*Goal of the exercise*.
Every line holding the string "React" should be gathered.

*Given information*.
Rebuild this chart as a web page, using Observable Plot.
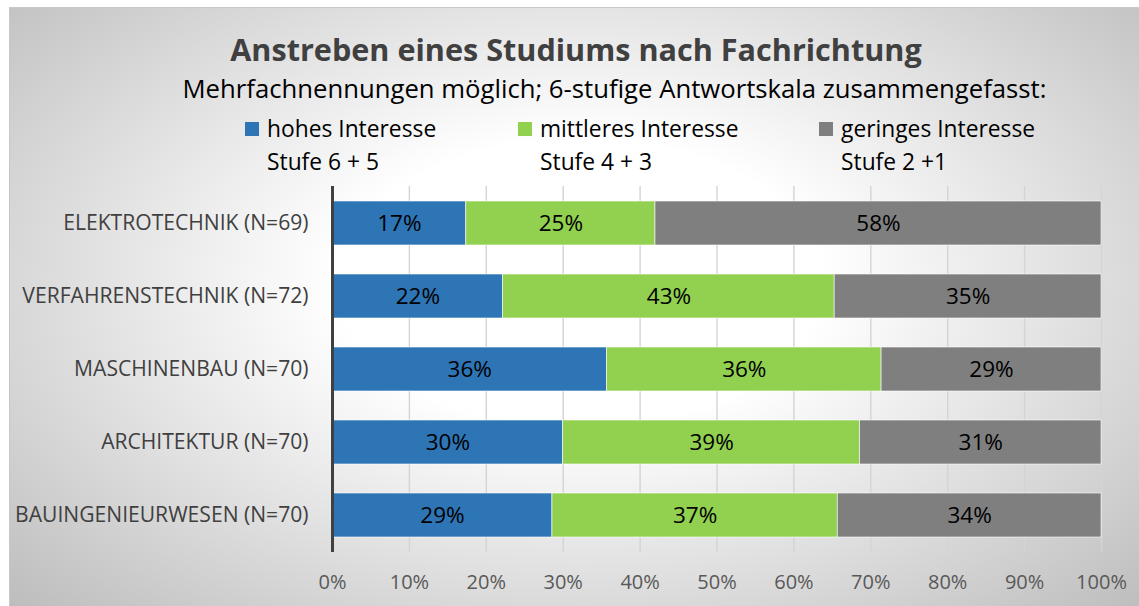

==

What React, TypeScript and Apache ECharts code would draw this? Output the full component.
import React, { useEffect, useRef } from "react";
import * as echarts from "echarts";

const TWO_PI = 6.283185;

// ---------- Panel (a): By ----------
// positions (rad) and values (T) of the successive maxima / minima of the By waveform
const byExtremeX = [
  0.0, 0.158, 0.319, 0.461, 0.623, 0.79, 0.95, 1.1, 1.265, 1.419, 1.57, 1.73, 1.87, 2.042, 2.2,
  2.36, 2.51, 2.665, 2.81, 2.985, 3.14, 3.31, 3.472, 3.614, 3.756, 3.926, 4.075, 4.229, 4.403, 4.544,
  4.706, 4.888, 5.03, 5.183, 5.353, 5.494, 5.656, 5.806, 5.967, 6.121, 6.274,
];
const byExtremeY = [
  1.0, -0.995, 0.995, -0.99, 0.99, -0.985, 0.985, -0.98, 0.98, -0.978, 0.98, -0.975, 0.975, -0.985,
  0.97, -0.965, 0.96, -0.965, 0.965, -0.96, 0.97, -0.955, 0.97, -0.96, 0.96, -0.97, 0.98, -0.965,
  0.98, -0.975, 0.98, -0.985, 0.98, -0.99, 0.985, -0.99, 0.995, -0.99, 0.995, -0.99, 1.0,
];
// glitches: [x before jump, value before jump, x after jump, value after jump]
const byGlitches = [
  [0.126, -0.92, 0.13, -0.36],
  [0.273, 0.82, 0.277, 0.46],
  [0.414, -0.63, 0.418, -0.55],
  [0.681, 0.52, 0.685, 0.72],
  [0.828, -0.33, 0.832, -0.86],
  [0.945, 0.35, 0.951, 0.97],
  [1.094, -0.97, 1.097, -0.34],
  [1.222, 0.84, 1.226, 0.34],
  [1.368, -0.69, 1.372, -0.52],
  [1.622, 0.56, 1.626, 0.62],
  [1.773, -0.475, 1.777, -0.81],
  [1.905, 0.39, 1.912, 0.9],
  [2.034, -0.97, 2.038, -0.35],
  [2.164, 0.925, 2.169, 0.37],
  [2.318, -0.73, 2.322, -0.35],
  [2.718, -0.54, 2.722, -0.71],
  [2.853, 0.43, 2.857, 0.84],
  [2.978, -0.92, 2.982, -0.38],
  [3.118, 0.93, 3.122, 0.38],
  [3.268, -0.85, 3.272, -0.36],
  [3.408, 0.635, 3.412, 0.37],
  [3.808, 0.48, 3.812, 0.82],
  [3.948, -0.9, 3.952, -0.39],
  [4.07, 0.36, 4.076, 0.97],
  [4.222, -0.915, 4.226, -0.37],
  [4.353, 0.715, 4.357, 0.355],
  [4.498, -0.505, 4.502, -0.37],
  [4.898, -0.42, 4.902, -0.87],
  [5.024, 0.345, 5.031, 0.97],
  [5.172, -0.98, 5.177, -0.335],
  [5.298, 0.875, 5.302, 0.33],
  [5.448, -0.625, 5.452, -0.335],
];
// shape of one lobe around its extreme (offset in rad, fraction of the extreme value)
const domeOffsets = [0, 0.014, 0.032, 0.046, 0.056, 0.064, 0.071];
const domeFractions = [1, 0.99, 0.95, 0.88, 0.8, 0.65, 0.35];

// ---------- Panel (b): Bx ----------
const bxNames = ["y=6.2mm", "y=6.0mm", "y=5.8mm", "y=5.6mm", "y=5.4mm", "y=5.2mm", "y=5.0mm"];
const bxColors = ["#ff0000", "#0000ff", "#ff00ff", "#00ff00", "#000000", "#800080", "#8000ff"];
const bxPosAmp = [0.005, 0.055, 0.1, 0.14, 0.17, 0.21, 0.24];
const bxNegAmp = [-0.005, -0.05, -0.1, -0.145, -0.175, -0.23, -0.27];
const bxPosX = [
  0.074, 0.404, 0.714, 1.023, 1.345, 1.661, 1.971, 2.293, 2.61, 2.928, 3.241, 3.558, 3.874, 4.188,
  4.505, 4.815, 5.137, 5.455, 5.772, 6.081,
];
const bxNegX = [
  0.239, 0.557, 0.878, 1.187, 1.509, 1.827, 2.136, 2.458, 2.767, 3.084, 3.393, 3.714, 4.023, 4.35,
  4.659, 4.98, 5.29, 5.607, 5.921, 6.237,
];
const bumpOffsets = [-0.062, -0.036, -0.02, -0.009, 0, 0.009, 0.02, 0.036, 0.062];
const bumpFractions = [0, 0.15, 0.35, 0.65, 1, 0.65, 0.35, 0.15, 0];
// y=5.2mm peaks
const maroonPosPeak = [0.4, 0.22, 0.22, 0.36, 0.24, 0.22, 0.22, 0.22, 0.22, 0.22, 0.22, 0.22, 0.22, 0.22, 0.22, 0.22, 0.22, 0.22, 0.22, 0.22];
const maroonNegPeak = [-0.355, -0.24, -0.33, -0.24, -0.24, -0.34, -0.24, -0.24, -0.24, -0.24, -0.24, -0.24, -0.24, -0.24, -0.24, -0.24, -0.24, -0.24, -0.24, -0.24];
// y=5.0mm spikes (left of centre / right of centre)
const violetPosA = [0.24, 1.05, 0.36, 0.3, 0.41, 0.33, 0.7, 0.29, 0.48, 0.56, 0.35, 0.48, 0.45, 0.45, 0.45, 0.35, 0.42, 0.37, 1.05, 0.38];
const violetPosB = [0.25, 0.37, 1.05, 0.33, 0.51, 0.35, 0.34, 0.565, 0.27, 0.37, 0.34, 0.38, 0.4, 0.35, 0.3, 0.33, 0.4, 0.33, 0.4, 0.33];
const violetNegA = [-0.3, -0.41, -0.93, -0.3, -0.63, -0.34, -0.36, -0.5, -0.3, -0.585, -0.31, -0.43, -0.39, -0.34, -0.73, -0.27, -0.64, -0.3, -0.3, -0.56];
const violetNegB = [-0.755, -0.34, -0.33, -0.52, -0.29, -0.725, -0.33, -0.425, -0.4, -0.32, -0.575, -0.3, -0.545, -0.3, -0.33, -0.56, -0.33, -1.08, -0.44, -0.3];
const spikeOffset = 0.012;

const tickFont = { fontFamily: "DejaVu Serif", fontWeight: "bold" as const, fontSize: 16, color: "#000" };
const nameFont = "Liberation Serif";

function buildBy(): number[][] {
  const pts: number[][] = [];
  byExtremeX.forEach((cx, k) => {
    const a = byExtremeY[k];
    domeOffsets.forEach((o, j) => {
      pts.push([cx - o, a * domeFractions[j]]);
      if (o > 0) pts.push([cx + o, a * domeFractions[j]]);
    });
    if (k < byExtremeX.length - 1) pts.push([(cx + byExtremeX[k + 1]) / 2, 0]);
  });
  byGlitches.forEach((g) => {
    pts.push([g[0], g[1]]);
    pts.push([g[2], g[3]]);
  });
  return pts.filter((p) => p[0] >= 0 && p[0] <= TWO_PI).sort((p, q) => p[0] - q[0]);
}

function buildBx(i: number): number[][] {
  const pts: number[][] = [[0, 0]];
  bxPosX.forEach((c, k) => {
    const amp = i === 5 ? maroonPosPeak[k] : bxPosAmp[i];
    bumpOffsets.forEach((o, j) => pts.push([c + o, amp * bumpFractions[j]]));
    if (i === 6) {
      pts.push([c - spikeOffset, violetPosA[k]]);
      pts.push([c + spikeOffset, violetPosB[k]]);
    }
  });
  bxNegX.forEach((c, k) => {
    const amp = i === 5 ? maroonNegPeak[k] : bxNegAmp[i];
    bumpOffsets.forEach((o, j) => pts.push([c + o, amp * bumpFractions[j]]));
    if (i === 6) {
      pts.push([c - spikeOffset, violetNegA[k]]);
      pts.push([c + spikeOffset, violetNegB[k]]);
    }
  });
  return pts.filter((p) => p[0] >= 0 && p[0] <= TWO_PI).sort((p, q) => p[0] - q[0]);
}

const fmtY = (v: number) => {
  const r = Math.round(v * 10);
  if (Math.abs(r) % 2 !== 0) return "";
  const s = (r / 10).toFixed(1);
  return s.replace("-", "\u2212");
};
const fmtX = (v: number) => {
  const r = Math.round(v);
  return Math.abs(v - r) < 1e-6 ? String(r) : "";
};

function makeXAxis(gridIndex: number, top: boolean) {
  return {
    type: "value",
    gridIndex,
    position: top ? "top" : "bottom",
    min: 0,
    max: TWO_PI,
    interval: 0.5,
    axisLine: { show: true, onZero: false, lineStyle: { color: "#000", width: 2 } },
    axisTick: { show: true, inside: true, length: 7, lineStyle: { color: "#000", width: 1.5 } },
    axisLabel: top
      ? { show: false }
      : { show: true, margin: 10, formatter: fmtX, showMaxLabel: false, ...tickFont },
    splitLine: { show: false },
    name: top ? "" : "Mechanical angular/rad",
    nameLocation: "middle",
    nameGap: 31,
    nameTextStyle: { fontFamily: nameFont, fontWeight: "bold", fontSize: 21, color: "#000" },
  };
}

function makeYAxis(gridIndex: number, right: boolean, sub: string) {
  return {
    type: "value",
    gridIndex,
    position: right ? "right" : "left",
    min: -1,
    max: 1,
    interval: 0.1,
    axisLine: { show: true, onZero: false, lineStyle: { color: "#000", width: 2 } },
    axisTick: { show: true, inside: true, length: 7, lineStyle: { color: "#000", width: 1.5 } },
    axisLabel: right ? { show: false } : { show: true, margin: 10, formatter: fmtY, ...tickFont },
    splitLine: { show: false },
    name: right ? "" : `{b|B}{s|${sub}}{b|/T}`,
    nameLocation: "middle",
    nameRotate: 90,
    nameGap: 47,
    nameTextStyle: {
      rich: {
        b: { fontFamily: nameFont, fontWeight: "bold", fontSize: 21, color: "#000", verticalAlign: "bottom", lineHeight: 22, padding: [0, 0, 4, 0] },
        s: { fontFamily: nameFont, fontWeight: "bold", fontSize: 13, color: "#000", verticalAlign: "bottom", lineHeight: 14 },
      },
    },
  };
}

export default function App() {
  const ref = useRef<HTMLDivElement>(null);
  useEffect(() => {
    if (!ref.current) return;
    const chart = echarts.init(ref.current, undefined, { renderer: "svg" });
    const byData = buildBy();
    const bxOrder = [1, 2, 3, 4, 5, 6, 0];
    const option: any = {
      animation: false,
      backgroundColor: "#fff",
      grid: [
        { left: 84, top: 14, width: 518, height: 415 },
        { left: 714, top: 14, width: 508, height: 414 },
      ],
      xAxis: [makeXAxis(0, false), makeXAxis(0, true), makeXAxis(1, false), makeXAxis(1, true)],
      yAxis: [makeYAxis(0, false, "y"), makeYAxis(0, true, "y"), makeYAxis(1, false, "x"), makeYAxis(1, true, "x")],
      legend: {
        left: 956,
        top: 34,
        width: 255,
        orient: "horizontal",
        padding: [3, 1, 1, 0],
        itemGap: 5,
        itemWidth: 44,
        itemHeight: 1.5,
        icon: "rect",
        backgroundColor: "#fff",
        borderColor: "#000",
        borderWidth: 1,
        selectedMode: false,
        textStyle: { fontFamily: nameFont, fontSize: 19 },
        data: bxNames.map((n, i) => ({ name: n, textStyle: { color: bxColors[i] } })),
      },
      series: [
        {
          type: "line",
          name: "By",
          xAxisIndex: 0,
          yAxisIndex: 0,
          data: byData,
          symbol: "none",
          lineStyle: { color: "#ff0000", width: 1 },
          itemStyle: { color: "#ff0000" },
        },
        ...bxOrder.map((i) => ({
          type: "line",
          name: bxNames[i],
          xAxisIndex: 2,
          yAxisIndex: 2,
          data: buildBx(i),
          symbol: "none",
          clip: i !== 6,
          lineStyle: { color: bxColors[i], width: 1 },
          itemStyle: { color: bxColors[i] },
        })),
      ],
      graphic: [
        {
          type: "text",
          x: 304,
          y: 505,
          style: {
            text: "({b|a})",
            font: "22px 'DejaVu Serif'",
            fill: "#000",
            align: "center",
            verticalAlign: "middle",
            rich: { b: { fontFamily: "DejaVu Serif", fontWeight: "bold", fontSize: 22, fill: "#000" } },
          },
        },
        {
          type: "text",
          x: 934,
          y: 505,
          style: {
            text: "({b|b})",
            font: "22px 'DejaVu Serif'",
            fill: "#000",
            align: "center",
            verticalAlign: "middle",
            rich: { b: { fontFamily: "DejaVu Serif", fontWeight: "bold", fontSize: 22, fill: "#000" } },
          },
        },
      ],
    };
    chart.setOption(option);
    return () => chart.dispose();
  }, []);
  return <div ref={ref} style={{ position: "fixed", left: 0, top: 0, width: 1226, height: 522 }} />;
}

...

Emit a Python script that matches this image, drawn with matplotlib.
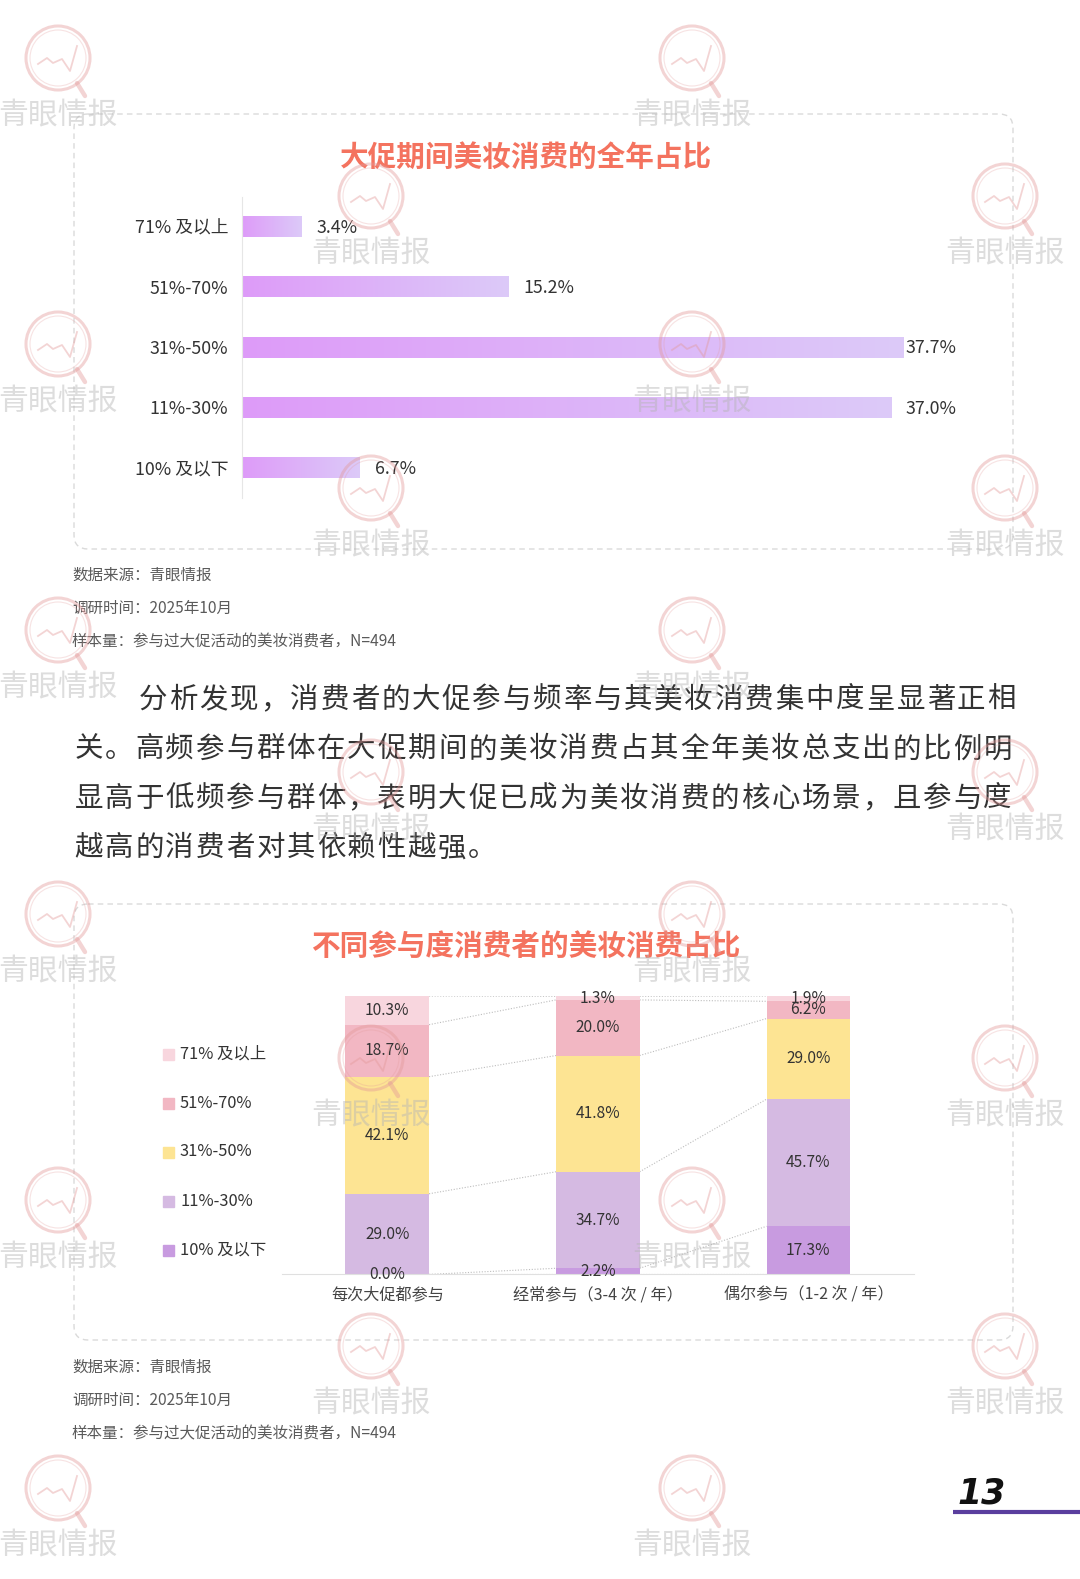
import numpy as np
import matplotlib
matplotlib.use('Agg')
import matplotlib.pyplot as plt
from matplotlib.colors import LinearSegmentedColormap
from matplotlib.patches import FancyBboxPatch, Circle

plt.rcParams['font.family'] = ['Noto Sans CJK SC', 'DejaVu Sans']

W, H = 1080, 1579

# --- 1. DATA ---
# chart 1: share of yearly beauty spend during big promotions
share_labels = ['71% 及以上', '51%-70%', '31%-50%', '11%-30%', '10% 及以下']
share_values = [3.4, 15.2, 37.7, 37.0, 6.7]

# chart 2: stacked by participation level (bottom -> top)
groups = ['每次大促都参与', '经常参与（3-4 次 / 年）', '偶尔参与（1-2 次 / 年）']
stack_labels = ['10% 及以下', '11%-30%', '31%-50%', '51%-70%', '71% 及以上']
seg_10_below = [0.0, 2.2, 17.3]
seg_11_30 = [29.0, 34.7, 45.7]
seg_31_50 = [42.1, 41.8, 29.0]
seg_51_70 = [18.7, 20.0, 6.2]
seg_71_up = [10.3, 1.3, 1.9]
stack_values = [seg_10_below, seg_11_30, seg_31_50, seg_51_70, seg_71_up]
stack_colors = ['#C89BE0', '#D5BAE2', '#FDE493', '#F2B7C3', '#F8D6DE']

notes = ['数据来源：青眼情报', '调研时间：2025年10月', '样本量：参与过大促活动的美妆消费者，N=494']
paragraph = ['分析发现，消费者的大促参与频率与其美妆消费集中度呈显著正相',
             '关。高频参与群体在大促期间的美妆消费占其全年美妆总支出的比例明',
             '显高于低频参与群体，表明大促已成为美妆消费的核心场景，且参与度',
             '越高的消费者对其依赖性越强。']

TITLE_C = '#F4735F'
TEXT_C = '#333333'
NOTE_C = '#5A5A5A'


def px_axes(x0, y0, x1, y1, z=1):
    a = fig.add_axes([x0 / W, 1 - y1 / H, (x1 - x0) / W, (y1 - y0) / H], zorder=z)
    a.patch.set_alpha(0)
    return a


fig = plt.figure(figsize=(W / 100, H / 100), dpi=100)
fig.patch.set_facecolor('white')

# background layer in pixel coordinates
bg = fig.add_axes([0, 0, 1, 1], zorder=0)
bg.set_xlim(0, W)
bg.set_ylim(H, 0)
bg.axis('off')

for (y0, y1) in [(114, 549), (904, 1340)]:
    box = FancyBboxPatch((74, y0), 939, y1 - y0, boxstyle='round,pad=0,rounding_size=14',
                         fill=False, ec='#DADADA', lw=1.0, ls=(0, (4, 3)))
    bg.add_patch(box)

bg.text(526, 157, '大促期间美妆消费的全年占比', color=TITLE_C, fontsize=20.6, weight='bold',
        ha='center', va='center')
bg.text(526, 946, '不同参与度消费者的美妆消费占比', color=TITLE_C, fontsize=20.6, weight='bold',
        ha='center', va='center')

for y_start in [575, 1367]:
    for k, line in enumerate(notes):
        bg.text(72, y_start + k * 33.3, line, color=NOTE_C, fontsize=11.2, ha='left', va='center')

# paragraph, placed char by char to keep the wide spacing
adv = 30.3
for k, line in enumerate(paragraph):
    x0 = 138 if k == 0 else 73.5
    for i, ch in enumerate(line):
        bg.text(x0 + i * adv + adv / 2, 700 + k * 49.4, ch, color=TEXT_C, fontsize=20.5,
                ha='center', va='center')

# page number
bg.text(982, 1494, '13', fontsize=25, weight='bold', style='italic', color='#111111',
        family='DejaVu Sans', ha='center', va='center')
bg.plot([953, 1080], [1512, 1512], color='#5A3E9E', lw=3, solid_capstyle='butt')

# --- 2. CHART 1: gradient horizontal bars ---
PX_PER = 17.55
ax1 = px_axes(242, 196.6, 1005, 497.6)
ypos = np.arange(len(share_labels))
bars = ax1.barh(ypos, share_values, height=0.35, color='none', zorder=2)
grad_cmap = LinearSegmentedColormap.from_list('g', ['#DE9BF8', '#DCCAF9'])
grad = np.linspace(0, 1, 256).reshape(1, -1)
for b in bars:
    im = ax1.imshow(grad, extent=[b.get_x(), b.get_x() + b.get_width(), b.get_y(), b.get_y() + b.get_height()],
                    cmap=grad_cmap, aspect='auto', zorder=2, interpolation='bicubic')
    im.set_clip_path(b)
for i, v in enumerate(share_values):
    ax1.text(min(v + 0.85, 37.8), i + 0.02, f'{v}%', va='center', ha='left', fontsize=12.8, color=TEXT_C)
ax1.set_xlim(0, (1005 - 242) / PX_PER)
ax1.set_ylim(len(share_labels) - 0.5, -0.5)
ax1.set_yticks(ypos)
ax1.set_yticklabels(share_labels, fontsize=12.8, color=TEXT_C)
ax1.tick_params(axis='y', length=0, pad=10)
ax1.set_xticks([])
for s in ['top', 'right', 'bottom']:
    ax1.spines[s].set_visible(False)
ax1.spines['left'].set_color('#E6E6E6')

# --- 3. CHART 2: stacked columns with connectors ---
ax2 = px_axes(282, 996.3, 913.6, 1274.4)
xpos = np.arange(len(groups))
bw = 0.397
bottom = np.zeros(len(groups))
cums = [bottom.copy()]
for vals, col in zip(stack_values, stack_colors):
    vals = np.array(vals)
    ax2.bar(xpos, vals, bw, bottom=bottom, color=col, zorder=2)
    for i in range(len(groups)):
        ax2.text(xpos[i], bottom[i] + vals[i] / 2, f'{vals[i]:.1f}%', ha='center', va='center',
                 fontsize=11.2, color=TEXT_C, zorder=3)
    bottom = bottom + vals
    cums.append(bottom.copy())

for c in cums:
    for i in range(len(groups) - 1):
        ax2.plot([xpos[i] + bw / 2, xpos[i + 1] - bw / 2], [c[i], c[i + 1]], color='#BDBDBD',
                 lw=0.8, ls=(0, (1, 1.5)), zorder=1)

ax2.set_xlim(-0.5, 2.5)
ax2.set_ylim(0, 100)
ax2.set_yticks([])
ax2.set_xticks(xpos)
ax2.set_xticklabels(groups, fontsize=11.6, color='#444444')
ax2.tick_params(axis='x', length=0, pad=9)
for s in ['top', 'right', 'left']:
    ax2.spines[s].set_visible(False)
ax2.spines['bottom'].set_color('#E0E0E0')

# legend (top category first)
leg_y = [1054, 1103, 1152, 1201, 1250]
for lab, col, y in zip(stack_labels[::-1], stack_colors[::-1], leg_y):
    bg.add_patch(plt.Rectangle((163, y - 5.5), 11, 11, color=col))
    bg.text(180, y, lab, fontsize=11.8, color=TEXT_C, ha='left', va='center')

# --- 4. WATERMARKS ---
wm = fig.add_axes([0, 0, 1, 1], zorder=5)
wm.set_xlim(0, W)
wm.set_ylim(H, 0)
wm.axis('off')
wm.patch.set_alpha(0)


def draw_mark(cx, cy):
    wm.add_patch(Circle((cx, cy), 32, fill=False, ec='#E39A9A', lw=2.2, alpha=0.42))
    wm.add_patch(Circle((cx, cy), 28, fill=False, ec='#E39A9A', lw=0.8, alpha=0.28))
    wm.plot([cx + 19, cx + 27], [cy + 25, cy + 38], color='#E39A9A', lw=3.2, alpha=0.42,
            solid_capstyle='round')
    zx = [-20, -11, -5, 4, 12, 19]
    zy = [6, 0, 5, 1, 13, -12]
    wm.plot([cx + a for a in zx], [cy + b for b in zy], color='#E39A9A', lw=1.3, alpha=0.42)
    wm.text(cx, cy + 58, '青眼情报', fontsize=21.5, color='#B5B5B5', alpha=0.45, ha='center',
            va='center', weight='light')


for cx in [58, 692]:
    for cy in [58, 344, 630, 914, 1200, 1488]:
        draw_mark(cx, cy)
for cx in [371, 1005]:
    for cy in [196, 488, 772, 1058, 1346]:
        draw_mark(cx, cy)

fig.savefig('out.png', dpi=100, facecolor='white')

*Finished answer*.
What React, TypeScript and Apache ECharts code would draw this? Output the full component.
import React, { useEffect, useRef } from "react";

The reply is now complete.